Amanat / Pesan yang Disampaikan
Amanat dari puisi ini bisa ditafsirkan sebagai ajak untuk merenungi kesendirian dan mencari makna di tengah keterasingan. Bahwa tidak semua suara dari luar bisa menyembuhkan luka di dalam. Kadang kita perlu menerima bahwa tidak semua hal bisa diurai atau dimengerti, namun justru dalam penerimaan itulah kita menemukan bentuk ketenangan baru.
Puisi ini juga bisa menjadi cerminan bahwa hidup bukan hanya tentang apa yang terjadi, tetapi tentang bagaimana kita menghadapinya dengan kesadaran batin.
Imaji
Puisi ini kaya akan imaji visual dan auditif:
- Visual: "rembulan", "pepohonan", "awan", "beranda", "bayangan"
- Auditif: "lagu", "angin", "sunyi"
- Kinestetik: "gemetar", "mengurai bayangan"

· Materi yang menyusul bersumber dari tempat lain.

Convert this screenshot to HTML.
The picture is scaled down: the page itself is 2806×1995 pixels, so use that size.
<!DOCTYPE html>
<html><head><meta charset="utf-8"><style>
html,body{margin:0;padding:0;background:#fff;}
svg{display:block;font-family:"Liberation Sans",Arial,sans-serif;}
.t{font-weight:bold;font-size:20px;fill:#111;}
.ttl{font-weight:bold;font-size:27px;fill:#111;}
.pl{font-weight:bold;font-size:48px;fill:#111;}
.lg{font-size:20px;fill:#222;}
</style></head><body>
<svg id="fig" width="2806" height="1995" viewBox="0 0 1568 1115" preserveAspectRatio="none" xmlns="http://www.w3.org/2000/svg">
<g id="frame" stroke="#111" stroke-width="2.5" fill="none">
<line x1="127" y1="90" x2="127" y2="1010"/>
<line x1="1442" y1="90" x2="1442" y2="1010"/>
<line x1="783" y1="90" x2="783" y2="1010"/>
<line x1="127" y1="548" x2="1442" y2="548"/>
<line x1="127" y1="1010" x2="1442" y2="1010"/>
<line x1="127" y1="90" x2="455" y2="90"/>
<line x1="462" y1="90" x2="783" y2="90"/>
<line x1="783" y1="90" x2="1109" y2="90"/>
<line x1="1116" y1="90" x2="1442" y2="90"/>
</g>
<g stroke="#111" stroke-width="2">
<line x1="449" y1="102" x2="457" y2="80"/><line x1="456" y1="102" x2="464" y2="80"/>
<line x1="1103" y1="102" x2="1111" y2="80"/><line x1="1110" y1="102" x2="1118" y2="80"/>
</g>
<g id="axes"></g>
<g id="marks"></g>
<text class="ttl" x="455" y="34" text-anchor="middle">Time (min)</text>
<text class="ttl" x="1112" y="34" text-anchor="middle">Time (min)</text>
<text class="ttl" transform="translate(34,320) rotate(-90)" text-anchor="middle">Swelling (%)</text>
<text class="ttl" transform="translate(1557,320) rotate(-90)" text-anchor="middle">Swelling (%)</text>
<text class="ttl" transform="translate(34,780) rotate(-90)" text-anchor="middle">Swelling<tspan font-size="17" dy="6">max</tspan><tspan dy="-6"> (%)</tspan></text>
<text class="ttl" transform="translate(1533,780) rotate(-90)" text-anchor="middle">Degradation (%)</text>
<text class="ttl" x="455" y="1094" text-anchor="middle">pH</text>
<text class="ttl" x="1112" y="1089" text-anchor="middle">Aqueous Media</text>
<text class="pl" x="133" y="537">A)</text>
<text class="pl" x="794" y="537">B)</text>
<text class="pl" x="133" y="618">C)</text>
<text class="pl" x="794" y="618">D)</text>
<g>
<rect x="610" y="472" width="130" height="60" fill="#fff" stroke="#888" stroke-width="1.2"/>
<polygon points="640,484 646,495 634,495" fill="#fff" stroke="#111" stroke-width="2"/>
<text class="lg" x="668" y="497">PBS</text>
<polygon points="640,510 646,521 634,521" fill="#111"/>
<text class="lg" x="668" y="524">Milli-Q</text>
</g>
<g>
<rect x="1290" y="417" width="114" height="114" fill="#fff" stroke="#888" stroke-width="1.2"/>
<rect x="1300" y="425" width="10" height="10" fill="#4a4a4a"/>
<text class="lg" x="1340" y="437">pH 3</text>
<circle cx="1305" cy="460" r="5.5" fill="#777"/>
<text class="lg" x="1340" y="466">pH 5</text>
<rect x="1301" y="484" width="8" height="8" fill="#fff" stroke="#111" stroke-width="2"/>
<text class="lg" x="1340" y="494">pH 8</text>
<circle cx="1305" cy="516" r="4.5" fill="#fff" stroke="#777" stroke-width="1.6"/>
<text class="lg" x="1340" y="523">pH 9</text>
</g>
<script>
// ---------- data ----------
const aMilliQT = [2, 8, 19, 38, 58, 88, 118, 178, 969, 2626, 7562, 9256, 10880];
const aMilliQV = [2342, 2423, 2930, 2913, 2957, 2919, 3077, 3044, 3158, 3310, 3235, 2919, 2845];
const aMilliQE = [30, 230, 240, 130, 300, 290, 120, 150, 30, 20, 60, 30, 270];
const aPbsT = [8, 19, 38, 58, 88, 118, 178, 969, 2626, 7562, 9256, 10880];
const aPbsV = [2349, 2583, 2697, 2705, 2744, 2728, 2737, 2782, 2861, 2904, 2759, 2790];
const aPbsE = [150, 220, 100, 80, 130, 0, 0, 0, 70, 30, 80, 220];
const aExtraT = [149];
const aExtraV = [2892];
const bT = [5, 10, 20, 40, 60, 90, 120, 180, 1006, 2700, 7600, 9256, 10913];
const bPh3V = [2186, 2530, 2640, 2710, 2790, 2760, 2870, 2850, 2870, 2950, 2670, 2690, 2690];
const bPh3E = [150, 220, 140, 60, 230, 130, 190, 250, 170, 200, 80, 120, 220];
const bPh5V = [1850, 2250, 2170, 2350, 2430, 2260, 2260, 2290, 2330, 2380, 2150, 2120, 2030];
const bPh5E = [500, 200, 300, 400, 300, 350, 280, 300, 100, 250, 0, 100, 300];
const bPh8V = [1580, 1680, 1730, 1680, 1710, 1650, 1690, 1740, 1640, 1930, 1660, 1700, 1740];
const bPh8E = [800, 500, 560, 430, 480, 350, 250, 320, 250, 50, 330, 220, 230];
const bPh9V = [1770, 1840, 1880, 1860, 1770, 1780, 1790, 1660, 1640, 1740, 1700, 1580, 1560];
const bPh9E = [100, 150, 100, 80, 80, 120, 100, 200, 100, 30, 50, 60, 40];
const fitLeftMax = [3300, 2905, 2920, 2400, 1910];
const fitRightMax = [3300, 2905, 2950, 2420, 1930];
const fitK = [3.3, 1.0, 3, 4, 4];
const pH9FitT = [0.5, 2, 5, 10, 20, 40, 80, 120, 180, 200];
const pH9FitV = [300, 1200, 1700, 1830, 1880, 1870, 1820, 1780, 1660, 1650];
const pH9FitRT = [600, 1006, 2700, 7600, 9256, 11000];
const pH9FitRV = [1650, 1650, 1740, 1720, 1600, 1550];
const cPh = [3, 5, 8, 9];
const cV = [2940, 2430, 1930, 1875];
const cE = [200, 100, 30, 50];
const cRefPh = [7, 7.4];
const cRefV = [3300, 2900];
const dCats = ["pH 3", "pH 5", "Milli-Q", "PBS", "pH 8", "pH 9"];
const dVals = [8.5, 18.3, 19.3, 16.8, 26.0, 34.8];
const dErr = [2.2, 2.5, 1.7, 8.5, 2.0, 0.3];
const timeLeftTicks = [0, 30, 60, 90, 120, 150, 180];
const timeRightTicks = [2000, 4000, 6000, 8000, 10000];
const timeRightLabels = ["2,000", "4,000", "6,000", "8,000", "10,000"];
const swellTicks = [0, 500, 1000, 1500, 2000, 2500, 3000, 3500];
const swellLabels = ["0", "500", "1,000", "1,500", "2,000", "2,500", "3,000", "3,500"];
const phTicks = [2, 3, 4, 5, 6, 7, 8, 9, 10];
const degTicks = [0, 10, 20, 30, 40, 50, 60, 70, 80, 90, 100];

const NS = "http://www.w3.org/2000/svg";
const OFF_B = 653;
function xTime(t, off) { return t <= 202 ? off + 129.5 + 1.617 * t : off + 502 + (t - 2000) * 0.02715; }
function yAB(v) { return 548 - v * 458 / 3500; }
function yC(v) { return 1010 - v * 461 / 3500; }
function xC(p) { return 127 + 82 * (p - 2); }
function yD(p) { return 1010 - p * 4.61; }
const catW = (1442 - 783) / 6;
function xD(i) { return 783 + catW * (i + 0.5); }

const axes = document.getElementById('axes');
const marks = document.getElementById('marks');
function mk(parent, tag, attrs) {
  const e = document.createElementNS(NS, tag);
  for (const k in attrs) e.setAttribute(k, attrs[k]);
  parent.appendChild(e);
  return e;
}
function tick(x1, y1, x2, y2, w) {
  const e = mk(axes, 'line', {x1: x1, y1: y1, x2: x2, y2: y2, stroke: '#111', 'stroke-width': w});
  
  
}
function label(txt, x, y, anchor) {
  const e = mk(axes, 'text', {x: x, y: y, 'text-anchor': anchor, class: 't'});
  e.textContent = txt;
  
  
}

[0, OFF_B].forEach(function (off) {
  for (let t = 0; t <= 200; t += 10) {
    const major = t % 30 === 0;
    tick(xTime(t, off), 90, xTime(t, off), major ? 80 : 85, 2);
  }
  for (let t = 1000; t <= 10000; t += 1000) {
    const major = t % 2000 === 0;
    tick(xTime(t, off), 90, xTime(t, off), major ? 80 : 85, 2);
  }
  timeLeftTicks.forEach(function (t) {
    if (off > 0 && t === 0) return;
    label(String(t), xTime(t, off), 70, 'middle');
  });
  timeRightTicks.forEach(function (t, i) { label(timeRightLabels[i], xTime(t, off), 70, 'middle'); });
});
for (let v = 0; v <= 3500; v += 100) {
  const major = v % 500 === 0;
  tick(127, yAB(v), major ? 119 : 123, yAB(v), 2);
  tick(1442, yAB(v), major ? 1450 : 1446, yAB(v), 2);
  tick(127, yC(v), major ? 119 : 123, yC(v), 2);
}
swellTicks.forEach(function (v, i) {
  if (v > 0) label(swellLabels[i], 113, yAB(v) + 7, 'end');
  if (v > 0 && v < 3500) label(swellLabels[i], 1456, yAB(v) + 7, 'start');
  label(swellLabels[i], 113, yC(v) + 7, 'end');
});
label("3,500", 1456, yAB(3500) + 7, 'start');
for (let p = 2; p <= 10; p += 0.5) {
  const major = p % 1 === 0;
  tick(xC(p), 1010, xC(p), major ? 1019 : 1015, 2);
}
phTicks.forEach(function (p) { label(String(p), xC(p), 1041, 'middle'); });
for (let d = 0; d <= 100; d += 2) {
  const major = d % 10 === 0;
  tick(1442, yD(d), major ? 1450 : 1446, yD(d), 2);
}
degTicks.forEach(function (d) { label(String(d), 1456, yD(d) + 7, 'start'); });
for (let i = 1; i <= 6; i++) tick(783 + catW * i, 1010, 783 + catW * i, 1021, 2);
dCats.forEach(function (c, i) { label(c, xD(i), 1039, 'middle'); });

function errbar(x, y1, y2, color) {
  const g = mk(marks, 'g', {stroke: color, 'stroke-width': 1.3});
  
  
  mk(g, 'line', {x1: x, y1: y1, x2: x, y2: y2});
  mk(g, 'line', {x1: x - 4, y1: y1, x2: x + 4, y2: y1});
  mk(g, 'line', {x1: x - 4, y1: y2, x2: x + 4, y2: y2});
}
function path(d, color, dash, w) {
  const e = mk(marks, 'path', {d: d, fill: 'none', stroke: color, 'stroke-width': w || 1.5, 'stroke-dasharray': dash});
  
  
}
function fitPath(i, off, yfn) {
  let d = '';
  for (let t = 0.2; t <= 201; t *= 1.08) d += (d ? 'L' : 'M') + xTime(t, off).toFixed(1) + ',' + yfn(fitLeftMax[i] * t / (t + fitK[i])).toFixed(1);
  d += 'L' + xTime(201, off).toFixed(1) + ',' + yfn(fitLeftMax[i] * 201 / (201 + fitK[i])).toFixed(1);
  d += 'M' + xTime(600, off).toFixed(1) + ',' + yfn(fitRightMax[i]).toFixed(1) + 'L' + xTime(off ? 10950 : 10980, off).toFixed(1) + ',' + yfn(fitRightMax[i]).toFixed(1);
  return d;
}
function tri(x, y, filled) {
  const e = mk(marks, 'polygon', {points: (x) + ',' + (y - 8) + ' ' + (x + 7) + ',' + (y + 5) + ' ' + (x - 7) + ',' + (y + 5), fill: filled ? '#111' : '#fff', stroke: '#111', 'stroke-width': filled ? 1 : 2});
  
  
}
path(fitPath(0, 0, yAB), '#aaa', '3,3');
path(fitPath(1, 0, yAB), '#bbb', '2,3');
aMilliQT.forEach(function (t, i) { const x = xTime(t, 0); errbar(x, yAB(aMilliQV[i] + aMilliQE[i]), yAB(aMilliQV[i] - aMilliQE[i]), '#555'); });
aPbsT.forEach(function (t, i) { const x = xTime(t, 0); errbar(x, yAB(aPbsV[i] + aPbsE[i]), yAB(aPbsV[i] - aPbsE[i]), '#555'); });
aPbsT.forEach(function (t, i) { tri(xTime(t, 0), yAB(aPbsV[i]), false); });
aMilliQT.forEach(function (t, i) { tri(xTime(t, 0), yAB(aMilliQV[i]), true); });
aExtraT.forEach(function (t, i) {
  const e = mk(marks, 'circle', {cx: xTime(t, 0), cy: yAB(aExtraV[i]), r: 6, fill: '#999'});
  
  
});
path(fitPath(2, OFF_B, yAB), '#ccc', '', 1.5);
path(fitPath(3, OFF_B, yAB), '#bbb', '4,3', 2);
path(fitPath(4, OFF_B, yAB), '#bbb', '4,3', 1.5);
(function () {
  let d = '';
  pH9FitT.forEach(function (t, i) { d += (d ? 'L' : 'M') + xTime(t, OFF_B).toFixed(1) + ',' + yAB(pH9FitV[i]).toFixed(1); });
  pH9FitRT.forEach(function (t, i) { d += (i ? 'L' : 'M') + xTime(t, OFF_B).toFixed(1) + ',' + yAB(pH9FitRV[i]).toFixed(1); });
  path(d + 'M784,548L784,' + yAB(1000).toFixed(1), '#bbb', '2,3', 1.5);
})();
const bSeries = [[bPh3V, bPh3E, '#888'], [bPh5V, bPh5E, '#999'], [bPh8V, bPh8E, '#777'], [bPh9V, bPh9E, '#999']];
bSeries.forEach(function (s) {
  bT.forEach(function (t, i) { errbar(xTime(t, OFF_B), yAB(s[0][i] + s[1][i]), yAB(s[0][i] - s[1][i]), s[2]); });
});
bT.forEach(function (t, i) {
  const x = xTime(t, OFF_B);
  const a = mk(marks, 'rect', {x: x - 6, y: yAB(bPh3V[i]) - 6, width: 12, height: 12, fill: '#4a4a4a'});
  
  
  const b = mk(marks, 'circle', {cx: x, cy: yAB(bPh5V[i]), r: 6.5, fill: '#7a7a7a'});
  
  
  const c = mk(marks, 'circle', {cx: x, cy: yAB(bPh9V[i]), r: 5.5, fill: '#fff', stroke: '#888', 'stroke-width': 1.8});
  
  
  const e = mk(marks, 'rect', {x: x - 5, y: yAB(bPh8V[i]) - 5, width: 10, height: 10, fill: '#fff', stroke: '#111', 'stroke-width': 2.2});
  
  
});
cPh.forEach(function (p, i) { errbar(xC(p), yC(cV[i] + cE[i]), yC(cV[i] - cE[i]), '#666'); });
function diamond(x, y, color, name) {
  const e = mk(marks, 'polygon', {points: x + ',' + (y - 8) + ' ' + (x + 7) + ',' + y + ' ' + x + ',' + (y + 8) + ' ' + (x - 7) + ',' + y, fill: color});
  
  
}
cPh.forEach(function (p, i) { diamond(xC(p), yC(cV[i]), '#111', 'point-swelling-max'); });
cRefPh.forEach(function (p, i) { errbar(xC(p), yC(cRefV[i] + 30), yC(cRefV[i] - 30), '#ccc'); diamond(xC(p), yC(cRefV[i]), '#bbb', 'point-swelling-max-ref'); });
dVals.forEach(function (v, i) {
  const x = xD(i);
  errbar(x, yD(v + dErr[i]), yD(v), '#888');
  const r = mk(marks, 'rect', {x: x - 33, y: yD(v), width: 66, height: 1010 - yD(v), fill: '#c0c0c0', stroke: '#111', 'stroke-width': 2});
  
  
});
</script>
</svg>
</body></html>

Imaji ini memberi kekuatan atmosfer pada puisi, membentuk lanskap malam yang puitis namun melankolis.
Majas
Beberapa majas yang digunakan dalam puisi ini:
- Personifikasi: "sunyi tetap diam / menjaga wajahnya muram" → sunyi digambarkan memiliki wajah dan bisa menjaga.
- Metafora: "lagu dari seberang jalan" sebagai metafora dari sesuatu yang jauh, tidak terjangkau, namun mempengaruhi batin.
- Repetisi: Pengulangan frasa “Lagu dari seberang jalan” memperkuat tema dan struktur puisi.
- Hiperbola: "seribu keasingan bangkit ke seluruh malam" → melebih-lebihkan untuk menegaskan kesan keterasingan yang sangat kuat.
Puisi "Lagu dari Seberang Jalan" karya Emha Ainun Nadjib adalah potret puitik tentang kesendirian, kerinduan, dan ketidakterhubungan antara dunia luar dan batin seseorang. Lagu yang berasal dari kejauhan tidak mampu menembus dinding batin yang muram dan sepi, justru mempertegas keterpisahan dan kerinduan yang tak selesai.
Dengan kepekaan artistik dan filosofi mendalam, Emha menghadirkan puisi yang tidak hanya indah secara bahasa, tapi juga menggetarkan dari sisi spiritual dan eksistensial. Puisi ini layak dibaca sebagai refleksi batin, terutama ketika seseorang merasa “beranda hatinya” terlalu lama memandang malam sendirian.
Puisi ini adalah lagu batin, bukan untuk didengar, tapi untuk dirasa.